Location data: can they be really anonymous?

Author: Marta Sestelo, Technical Manager of Data Analytics & AI at Gradiant

During the following minute thousands of applications will request millions of people to reveal their location. For instance, users can check through their mobile phone bus schedules, movie times or local information, and all of them are dependent on their current location. However, these data are extremely sensitive, so their processing needs to be done taking into account the adequate measures, in order to avoid that a possible exploit of these data could compromise the privacy of the users.

Privacy: different types

The term “privacy” covers a wide range of concepts and definitions: bodily privacy, which means that your body is your own and it is related to protection from physically invasive procedures, such as genetic testing; territorial privacy, which concerns the setting of limits on intrusions into physical space, such as companies or homes; communication privacy, focused on the security of communications, such as email or messages through WhatsApp; and information privacy, which deals with the establishment of rules governing the collection, processing and handling of personal data.

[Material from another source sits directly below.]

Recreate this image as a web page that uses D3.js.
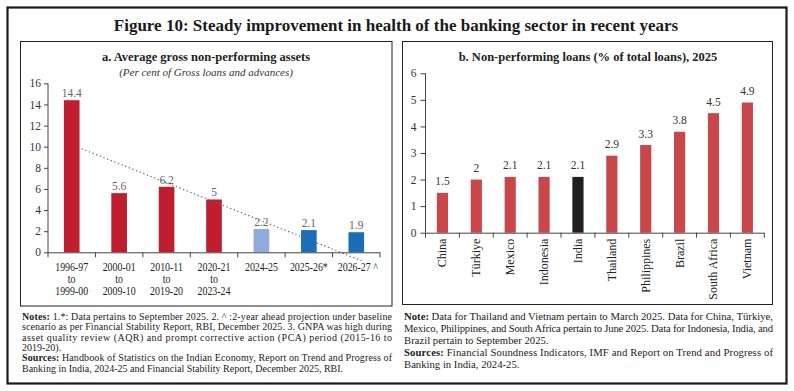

According to these concepts, location privacy can be defined as a special type of information privacy which covers the rights of individuals to determine for themselves when, how, and until what extent their location information can be known and processed. In short, the ability of an individual to control access to his/her current and past location information is the central issue in location privacy.

Dozens of companies that collect information about our location state that the collected data is anonymous and that it doesn’t pose any privacy risks, as they don’t associate the data to any directly identifiable information like names, ID cards or email addresses. However, it is not so difficult to connect the identity of real people with a set of dots (i.e. locations) that appear on a map. Consider for example your daily routine: which is the probability that any other person moves between your house and your office? Recent studies show that four randomly chosen points are enough to uniquely characterize the movements of the 95% of the users of a dataset, and with the selection of just two randomly chosen points it would still be possible to characterize more than a 50% of them. Therefore, mobility traces can be considered in general as unique and thus, it cannot be stated that a dataset that only contains location data will be anonymous per se.

Data anonymization

In general, data anonymization is a procedure that allows to protect the privacy of personal data with the focus on reducing the risk of identifying the people that appears on a dataset. In order to perform an adequate anonymization of the data, there are several techniques that can be applied. In the case of geolocated datasets the procedure is also necessary, even though names or ID cards are no longer present in the dataset, but the techniques applied differ from those applied to a more general dataset. An example of these techniques could be the cloaking with its two approaches: spatial and temporal. In the former case, the precision of information about an individual’s location is adapted according to the number of other individuals within the same quadrant, while in the latter, the frequency of temporal information is reduced to a time interval instead of at one point of time.

Gradiant is currently working on the H2020 project INFINITECH and, among the solutions that the project will provide, an anonymization tool that supports location data will be developed by this technology research center.